(Plotting code records)
----------

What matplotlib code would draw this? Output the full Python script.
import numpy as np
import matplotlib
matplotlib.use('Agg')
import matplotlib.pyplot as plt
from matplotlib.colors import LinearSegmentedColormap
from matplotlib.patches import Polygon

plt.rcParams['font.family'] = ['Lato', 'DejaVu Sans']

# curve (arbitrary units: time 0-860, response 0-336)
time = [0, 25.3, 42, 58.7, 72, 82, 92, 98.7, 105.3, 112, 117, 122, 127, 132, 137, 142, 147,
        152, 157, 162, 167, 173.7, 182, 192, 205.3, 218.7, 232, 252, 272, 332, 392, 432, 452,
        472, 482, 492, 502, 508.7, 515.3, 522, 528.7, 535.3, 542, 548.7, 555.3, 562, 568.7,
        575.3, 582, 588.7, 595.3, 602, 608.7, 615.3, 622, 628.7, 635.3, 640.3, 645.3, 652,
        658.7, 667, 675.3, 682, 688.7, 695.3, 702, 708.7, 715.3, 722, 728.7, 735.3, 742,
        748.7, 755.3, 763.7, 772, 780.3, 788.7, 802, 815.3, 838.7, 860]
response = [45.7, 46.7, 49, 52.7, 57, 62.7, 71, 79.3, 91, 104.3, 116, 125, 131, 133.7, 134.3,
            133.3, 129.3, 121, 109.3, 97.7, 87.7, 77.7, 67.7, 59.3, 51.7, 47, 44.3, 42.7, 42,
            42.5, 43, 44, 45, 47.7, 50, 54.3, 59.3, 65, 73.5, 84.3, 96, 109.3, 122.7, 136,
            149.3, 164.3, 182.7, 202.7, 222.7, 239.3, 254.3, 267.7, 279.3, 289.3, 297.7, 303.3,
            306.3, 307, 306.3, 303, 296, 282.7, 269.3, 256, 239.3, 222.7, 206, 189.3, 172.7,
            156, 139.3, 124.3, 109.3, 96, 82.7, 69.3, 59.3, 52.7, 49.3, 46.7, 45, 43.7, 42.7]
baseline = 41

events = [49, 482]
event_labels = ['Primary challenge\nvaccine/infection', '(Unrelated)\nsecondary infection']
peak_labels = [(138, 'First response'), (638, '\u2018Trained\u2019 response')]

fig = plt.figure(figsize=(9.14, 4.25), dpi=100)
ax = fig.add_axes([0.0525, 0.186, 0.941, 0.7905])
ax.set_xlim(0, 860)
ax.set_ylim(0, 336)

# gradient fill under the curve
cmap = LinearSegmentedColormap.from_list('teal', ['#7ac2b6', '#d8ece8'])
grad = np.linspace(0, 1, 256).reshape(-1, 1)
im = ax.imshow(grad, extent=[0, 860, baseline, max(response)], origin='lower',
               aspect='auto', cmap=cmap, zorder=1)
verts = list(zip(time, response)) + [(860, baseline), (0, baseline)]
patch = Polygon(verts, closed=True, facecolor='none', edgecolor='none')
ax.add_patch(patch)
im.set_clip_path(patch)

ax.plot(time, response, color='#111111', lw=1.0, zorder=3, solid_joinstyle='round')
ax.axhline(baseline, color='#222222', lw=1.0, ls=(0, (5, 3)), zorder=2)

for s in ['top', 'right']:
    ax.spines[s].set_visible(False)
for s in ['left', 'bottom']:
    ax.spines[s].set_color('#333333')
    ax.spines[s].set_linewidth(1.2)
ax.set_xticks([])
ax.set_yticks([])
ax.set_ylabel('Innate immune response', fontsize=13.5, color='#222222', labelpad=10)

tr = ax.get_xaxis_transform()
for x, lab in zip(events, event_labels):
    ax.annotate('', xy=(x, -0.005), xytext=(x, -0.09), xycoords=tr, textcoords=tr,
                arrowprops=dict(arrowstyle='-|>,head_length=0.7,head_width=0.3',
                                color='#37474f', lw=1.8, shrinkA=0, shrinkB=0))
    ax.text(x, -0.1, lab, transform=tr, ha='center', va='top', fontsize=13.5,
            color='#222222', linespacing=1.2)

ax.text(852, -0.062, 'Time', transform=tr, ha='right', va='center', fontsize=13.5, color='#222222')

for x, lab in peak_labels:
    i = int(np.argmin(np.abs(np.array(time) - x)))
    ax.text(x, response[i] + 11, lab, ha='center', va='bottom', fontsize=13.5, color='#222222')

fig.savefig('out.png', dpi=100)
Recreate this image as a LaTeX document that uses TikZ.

----------

> **Exercise aim**
Reproduce exactly, please, only the lines from the start of the data above to the line that contains "plt.rcParams['font.family'] = ['Lato', 'DejaVu", with both ends kept.

> **Result**
What matplotlib code would draw this? Output the full Python script.
import numpy as np
import matplotlib
matplotlib.use('Agg')
import matplotlib.pyplot as plt
from matplotlib.colors import LinearSegmentedColormap
from matplotlib.patches import Polygon

plt.rcParams['font.family'] = ['Lato', 'DejaVu Sans']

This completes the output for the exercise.